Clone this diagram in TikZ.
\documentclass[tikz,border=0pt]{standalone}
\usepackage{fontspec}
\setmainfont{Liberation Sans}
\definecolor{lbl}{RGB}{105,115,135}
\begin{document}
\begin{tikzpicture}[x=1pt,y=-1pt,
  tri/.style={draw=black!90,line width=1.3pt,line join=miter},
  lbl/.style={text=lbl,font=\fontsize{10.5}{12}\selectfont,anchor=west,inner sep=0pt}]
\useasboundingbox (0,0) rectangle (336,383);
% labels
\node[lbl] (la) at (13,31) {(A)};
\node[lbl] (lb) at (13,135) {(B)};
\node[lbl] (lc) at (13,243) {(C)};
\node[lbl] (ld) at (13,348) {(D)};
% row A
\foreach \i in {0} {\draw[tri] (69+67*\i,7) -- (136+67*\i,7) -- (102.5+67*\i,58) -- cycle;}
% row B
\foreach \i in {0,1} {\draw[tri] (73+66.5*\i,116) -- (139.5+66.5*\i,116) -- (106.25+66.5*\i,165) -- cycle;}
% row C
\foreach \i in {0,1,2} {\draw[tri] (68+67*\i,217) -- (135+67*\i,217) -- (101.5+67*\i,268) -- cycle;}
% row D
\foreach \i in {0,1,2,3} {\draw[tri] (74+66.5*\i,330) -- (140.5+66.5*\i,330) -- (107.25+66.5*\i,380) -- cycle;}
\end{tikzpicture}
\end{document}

··········

Work to do:
Exactly reproduce every line of the data above.

Result of this task:
Clone this diagram in TikZ.
\documentclass[tikz,border=0pt]{standalone}
\usepackage{fontspec}
\setmainfont{Liberation Sans}
\definecolor{lbl}{RGB}{105,115,135}
\begin{document}
\begin{tikzpicture}[x=1pt,y=-1pt,
  tri/.style={draw=black!90,line width=1.3pt,line join=miter},
  lbl/.style={text=lbl,font=\fontsize{10.5}{12}\selectfont,anchor=west,inner sep=0pt}]
\useasboundingbox (0,0) rectangle (336,383);
% labels
\node[lbl] (la) at (13,31) {(A)};
\node[lbl] (lb) at (13,135) {(B)};
\node[lbl] (lc) at (13,243) {(C)};
\node[lbl] (ld) at (13,348) {(D)};
% row A
\foreach \i in {0} {\draw[tri] (69+67*\i,7) -- (136+67*\i,7) -- (102.5+67*\i,58) -- cycle;}
% row B
\foreach \i in {0,1} {\draw[tri] (73+66.5*\i,116) -- (139.5+66.5*\i,116) -- (106.25+66.5*\i,165) -- cycle;}
% row C
\foreach \i in {0,1,2} {\draw[tri] (68+67*\i,217) -- (135+67*\i,217) -- (101.5+67*\i,268) -- cycle;}
% row D
\foreach \i in {0,1,2,3} {\draw[tri] (74+66.5*\i,330) -- (140.5+66.5*\i,330) -- (107.25+66.5*\i,380) -- cycle;}
\end{tikzpicture}
\end{document}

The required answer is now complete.